>>>>>

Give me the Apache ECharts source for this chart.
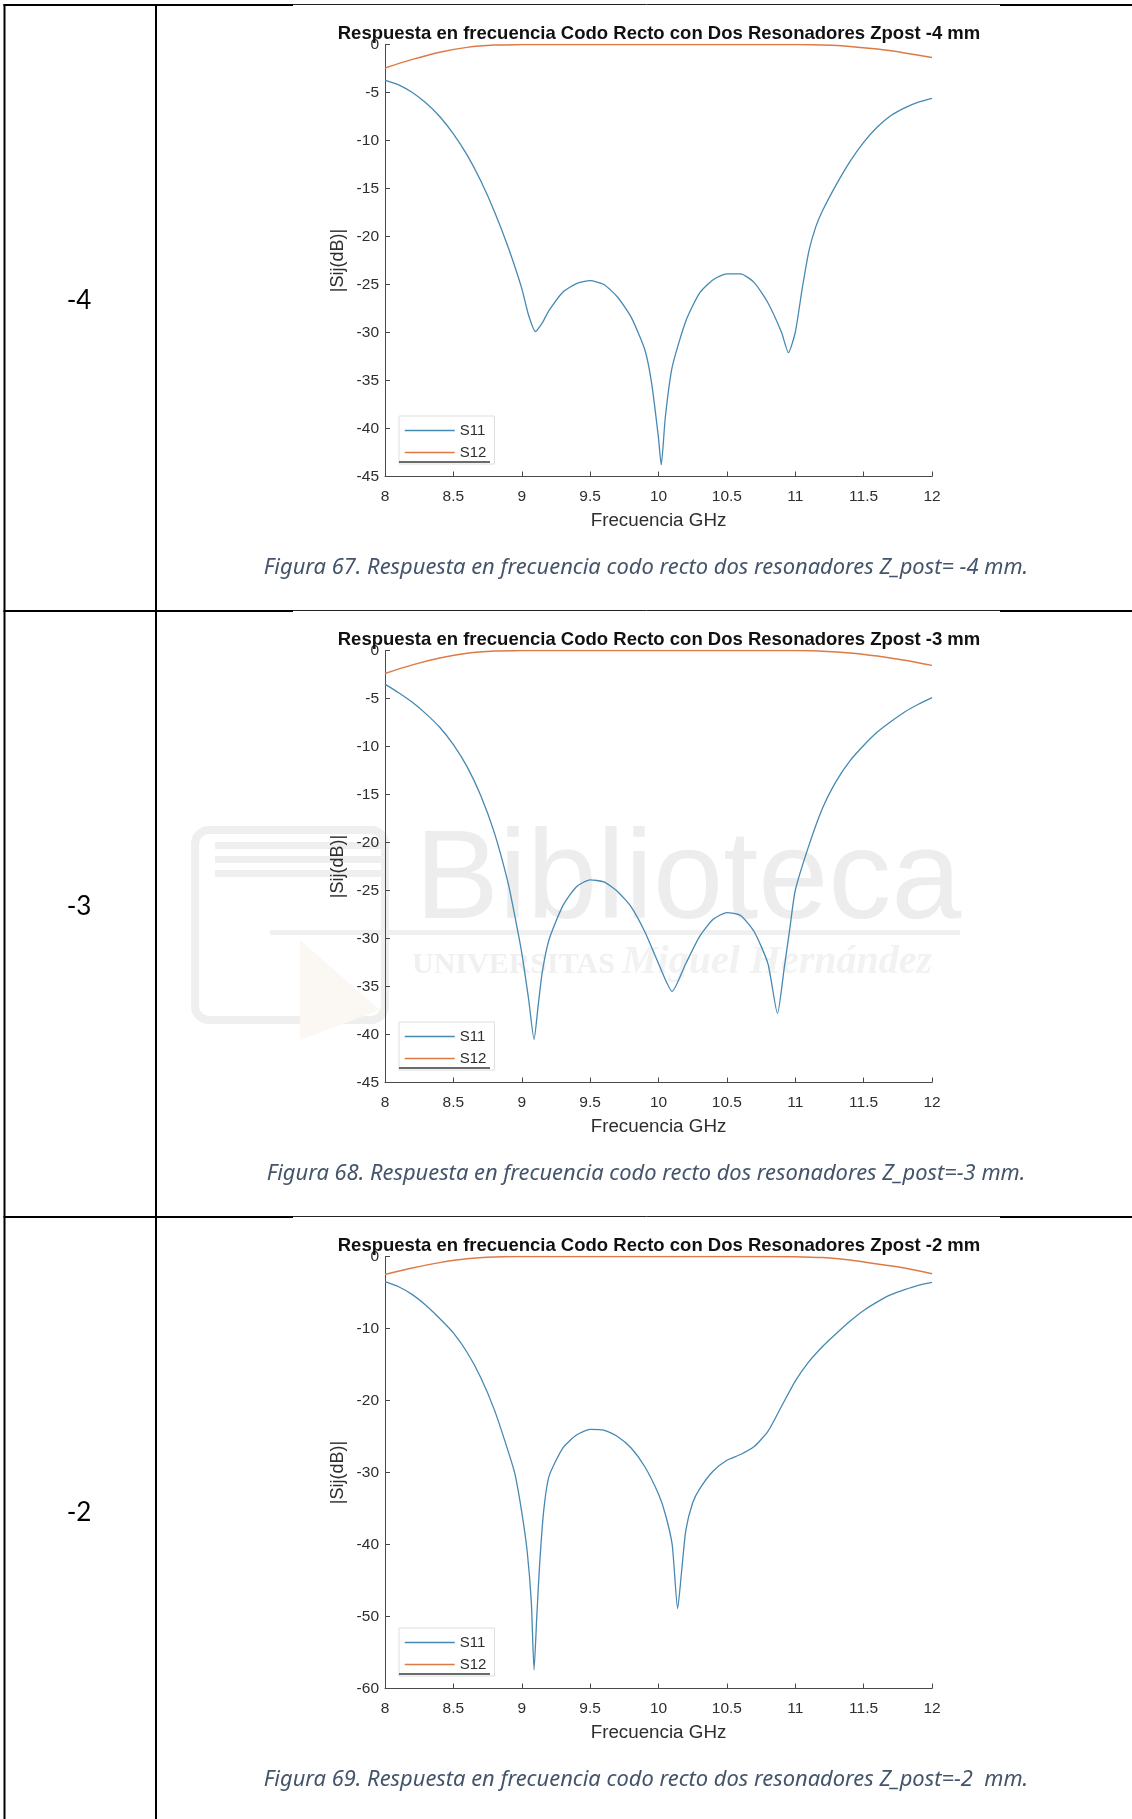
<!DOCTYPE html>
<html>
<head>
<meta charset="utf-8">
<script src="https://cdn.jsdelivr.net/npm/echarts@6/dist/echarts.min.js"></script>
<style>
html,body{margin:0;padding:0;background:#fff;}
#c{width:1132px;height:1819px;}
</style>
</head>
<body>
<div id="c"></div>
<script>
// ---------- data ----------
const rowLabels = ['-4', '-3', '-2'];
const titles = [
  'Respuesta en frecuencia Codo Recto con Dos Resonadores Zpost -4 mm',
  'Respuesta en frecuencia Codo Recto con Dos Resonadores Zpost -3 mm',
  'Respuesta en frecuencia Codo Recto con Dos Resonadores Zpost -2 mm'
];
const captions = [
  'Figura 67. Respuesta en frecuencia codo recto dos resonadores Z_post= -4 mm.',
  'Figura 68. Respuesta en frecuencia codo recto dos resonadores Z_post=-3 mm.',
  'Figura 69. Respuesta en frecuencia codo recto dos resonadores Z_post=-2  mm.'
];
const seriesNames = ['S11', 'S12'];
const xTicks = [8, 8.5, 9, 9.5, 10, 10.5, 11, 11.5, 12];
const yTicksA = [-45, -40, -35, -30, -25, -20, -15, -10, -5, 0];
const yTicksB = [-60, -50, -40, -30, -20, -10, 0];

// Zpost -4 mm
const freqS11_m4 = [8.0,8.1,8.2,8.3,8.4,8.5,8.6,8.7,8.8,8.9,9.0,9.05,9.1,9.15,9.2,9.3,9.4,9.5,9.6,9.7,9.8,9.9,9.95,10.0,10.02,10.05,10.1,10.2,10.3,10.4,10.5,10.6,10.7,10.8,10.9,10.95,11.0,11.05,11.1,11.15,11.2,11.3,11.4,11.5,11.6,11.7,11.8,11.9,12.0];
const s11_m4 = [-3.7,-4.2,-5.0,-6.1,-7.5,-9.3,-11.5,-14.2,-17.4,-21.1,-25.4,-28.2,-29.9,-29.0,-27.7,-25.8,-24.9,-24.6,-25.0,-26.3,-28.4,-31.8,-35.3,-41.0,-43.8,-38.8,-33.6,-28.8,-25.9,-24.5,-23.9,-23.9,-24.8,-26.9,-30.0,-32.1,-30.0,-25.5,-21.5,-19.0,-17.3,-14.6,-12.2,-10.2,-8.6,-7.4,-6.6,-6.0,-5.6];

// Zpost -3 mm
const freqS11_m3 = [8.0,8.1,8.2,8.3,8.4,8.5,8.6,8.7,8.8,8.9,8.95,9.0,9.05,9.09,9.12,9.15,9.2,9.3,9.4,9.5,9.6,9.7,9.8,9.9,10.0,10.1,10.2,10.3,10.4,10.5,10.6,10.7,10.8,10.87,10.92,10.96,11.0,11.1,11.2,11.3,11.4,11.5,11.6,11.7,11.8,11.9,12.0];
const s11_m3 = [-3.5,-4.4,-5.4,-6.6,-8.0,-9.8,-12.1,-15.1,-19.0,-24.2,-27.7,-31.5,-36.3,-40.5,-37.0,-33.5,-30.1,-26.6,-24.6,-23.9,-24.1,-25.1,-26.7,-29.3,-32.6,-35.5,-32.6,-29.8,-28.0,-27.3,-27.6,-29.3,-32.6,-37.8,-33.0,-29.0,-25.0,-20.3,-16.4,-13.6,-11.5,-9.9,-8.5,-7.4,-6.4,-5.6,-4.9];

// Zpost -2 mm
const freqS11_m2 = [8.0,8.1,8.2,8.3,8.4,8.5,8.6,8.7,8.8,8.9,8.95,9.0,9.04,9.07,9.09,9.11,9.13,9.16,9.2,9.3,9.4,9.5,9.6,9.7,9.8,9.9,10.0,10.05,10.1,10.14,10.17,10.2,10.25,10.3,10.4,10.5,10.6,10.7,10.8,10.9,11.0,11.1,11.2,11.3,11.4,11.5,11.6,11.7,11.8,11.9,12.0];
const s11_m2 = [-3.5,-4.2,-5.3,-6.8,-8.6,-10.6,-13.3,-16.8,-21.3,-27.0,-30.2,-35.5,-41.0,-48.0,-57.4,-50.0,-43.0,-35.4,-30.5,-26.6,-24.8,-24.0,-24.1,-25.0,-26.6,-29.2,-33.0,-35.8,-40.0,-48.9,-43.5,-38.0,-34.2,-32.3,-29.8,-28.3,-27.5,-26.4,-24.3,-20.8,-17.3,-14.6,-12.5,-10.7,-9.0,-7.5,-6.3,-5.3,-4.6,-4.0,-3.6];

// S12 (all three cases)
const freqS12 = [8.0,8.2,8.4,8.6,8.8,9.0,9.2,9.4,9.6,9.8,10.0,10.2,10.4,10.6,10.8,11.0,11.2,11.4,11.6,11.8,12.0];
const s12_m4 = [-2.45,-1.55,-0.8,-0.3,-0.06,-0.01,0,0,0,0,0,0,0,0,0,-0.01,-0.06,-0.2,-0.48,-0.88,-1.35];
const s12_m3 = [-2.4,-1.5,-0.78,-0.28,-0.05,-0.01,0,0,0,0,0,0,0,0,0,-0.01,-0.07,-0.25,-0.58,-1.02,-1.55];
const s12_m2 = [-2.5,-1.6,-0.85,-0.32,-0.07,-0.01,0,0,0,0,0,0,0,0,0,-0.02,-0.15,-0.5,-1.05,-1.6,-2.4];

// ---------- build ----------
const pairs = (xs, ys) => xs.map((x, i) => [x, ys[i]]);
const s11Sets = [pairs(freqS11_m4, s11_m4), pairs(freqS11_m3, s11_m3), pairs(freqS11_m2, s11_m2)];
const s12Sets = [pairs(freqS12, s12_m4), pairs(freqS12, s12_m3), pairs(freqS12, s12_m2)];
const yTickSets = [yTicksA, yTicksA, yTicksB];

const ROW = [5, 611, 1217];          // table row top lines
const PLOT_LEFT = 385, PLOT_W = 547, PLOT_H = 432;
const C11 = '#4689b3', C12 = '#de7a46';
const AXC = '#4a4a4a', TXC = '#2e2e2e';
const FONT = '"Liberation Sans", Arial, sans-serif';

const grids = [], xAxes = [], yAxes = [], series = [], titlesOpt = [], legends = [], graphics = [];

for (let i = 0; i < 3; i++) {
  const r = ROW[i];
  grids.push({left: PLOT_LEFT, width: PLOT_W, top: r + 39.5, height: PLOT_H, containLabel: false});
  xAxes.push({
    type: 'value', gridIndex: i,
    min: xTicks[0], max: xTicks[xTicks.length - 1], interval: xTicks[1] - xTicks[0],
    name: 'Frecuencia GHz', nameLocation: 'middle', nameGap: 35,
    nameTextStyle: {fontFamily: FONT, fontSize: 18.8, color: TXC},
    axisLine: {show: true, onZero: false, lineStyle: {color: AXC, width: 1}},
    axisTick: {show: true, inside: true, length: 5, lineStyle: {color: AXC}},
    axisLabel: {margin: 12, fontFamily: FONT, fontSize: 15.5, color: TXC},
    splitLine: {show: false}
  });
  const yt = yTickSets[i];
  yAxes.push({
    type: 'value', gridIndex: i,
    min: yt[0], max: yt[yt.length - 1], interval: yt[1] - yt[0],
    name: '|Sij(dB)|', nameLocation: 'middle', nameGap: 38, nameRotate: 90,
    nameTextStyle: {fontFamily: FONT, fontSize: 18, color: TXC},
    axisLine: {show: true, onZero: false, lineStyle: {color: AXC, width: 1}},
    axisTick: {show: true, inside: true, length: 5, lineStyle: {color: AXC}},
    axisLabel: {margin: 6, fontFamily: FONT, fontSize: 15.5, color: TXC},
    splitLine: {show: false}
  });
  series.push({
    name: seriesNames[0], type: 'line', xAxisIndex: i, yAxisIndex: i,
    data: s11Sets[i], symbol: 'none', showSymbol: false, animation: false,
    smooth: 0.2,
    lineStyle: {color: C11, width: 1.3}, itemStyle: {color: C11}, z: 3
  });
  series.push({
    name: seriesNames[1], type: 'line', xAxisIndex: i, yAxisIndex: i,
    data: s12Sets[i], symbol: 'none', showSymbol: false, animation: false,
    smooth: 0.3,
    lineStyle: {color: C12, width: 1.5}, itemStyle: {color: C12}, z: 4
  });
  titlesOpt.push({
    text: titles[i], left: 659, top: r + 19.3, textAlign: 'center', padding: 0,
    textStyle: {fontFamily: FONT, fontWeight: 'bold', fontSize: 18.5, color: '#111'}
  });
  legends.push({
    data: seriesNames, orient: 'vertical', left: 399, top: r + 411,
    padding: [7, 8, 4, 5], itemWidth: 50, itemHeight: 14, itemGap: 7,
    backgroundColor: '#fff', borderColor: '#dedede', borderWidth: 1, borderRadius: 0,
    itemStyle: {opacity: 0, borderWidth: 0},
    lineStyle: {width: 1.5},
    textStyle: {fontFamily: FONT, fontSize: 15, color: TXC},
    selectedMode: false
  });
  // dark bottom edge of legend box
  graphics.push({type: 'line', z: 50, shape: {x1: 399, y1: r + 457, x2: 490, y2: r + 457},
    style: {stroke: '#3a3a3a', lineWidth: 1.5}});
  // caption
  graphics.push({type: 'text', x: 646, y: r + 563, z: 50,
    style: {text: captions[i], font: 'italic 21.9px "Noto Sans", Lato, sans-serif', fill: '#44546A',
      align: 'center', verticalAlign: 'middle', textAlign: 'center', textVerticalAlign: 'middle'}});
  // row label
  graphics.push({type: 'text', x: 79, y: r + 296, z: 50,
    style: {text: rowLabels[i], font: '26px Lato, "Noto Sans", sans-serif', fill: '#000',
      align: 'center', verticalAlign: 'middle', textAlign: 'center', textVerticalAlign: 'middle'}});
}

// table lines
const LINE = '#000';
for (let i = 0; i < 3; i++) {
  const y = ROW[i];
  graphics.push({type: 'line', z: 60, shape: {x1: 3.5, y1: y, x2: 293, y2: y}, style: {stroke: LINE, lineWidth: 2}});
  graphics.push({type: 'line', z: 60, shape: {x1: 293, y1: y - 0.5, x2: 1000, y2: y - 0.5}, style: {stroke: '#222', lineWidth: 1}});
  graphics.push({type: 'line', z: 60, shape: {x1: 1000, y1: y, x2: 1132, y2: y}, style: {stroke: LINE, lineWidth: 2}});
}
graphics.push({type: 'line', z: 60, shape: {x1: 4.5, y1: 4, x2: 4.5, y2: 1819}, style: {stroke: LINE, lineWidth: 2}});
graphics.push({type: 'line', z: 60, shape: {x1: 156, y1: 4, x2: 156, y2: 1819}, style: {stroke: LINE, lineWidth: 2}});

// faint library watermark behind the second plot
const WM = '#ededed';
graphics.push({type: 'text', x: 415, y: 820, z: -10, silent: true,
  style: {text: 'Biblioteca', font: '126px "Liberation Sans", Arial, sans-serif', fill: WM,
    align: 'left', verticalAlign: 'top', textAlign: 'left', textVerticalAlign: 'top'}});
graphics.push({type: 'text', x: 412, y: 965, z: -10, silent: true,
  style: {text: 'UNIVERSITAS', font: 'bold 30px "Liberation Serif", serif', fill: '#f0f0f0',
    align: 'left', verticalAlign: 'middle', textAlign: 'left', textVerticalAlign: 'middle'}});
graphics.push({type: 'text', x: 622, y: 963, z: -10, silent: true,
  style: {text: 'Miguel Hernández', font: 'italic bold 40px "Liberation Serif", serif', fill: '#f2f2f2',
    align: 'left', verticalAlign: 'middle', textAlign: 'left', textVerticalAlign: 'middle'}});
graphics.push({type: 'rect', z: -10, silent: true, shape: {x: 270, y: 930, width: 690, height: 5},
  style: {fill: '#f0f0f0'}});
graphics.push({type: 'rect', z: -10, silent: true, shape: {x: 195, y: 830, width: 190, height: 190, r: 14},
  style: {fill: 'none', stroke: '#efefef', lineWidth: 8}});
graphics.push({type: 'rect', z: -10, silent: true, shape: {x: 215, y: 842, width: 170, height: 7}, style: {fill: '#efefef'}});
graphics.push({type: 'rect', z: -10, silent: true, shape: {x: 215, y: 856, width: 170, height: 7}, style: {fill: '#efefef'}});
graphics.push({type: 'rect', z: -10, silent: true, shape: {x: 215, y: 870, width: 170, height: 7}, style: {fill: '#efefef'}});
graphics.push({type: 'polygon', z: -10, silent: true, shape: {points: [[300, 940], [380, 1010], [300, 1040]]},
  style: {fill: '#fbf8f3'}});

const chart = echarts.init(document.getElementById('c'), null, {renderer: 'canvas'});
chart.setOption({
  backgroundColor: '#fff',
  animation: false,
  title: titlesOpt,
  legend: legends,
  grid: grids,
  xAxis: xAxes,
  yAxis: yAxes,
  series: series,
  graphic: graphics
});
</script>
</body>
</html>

<<<<<

— YOUR INSTRUCTIONS —
From the first line above down to the line with "const yTicksB = [-60, -50, -40, -30, -20, -10, 0];", reproduce every line and no others, omitting pictures.

— THE OUTPUT —
Give me the Apache ECharts source for this chart.
<!DOCTYPE html>
<html>
<head>
<meta charset="utf-8">
<script src="https://cdn.jsdelivr.net/npm/echarts@6/dist/echarts.min.js"></script>
<style>
html,body{margin:0;padding:0;background:#fff;}
#c{width:1132px;height:1819px;}
</style>
</head>
<body>
<div id="c"></div>
<script>
// ---------- data ----------
const rowLabels = ['-4', '-3', '-2'];
const titles = [
  'Respuesta en frecuencia Codo Recto con Dos Resonadores Zpost -4 mm',
  'Respuesta en frecuencia Codo Recto con Dos Resonadores Zpost -3 mm',
  'Respuesta en frecuencia Codo Recto con Dos Resonadores Zpost -2 mm'
];
const captions = [
  'Figura 67. Respuesta en frecuencia codo recto dos resonadores Z_post= -4 mm.',
  'Figura 68. Respuesta en frecuencia codo recto dos resonadores Z_post=-3 mm.',
  'Figura 69. Respuesta en frecuencia codo recto dos resonadores Z_post=-2  mm.'
];
const seriesNames = ['S11', 'S12'];
const xTicks = [8, 8.5, 9, 9.5, 10, 10.5, 11, 11.5, 12];
const yTicksA = [-45, -40, -35, -30, -25, -20, -15, -10, -5, 0];
const yTicksB = [-60, -50, -40, -30, -20, -10, 0];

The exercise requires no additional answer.